You're the only man for the job.
Then I will do it.
I can't promise I'll come back.
But I can promise you this I will be doing it all for you.
I don't wanna close my eyes I don't wanna fall asleep Cos I'll miss you, babe And I don't wanna miss a thing Even when I dream of you The sweetest dream will never do I still miss you, babe And I don't wanna miss a thing.
Sir, that bit about the speech, I can explain.
It was complete fiction.
Tom made it up.
I know what you two did.
You're going to be doing unpaid overtime for the rest of your lives.
Well Well, that is the last time I think about teaming up with you, Matthew.
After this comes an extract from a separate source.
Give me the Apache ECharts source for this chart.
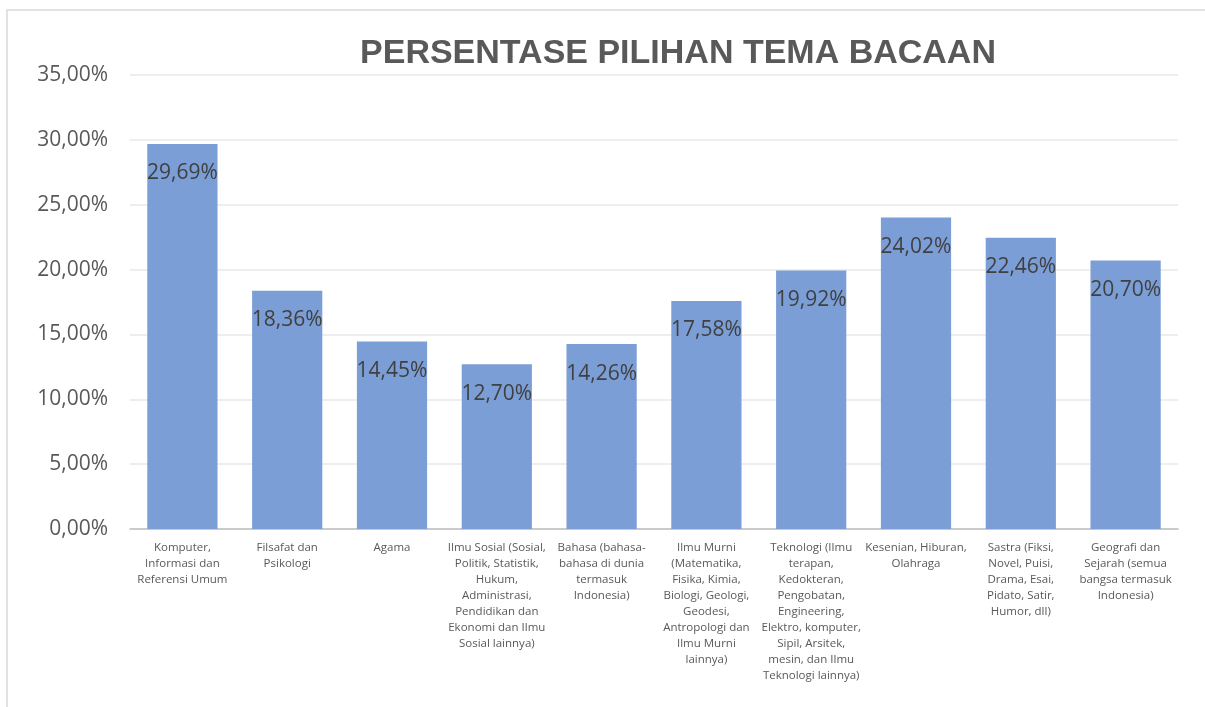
<!DOCTYPE html>
<html>
<head>
<meta charset="utf-8">
<script src="https://cdn.jsdelivr.net/npm/echarts@6/dist/echarts.min.js"></script>
<style>
html,body{margin:0;padding:0;background:#fff;}
#chart{width:1205px;height:707px;}
</style>
</head>
<body>
<div id="chart"></div>
<script>
// kategori tema bacaan (baris dipatah seperti di gambar)
var categories = [
	'Komputer,\nInformasi dan\nReferensi Umum',
	'Filsafat dan\nPsikologi',
	'Agama',
	'Ilmu Sosial (Sosial,\nPolitik, Statistik,\nHukum,\nAdministrasi,\nPendidikan dan\nEkonomi dan Ilmu\nSosial lainnya)',
	'Bahasa (bahasa-\nbahasa di dunia\ntermasuk\nIndonesia)',
	'Ilmu Murni\n(Matematika,\nFisika, Kimia,\nBiologi, Geologi,\nGeodesi,\nAntropologi dan\nIlmu Murni\nlainnya)',
	'Teknologi (Ilmu\nterapan,\nKedokteran,\nPengobatan,\nEngineering,\nElektro, komputer,\nSipil, Arsitek,\nmesin, dan Ilmu\nTeknologi lainnya)',
	'Kesenian, Hiburan,\nOlahraga',
	'Sastra (Fiksi,\nNovel, Puisi,\nDrama, Esai,\nPidato, Satir,\nHumor, dll)',
	'Geografi dan\nSejarah (semua\nbangsa termasuk\nIndonesia)'
];
var persen = [29.69, 18.36, 14.45, 12.70, 14.26, 17.58, 19.92, 24.02, 22.46, 20.70];
var yMin = 0, yMax = 35, yStep = 5;

function fmt(v){
	return v.toFixed(2).replace('.', ',') + '%';
}

var myChart = echarts.init(document.getElementById('chart'));
var option = {
	backgroundColor: '#fff',
	animation: false,
	title: {
		text: 'PERSENTASE PILIHAN TEMA BACAAN',
		left: 673,
		top: 32,
		textAlign: 'center',
		textStyle: {
			fontFamily: 'Liberation Sans',
			fontWeight: 'bold',
			fontSize: 34,
			color: '#595959'
		}
	},
	graphic: [{
		type: 'rect',
		shape: {x: 7, y: 10, width: 1250, height: 760},
		style: {fill: 'none', stroke: '#d9d9d9', lineWidth: 1.5},
		silent: true
	}],
	grid: {left: 130, right: 27, top: 75, bottom: 178},
	xAxis: {
		type: 'category',
		data: categories,
		axisLine: {lineStyle: {color: '#bfbfbf', width: 1.5}},
		axisTick: {show: false},
		axisLabel: {
			interval: 0,
			margin: 11,
			fontFamily: 'Open Sans',
			fontSize: 11.5,
			lineHeight: 16,
			color: '#595959',
			align: 'center'
		}
	},
	yAxis: {
		type: 'value',
		min: yMin,
		max: yMax,
		interval: yStep,
		axisLine: {show: false},
		axisTick: {show: false},
		splitLine: {lineStyle: {color: '#e8e8e8', width: 1.5}},
		axisLabel: {
			margin: 22,
			fontFamily: 'Open Sans',
			fontSize: 21,
			color: '#595959',
			formatter: function(v){ return fmt(v); }
		}
	},
	series: [{
		type: 'bar',
		data: persen,
		barWidth: '67%',
		itemStyle: {color: '#7b9ed6'},
		label: {
			show: true,
			position: 'insideTop',
			distance: 19,
			fontFamily: 'Open Sans',
			fontSize: 21,
			color: '#404040',
			formatter: function(p){ return fmt(p.value); }
		}
	}]
};
myChart.setOption(option);
</script>
</body>
</html>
I will get you back for this.
And as for you Well, I've spoken to my lawyers about that compensation and I'll see you in court.
May the best man win.
Oh.
Excuse me.
Are you Tom? Yes, I am I wrote the play.
I'm from NASA.
There's an asteroid heading straight towards the Earth.
We need to fly you out to it and drill it to bits.
But I'm just a humble writer.
Turns out you're the only guy for the job, sir.
Then I'll do it.
I can't promise I'll come back, but I can promise you this.
I'll be doing it for you.
I don't want to close my eyes Good luck up there, son.
Do your country proud.
Thank you, Mr President.
Cos even when I dream of you The sweetest dream would never do I'd still miss you, babe And I don't want to miss a thing That is the last time we let Tom write an episode.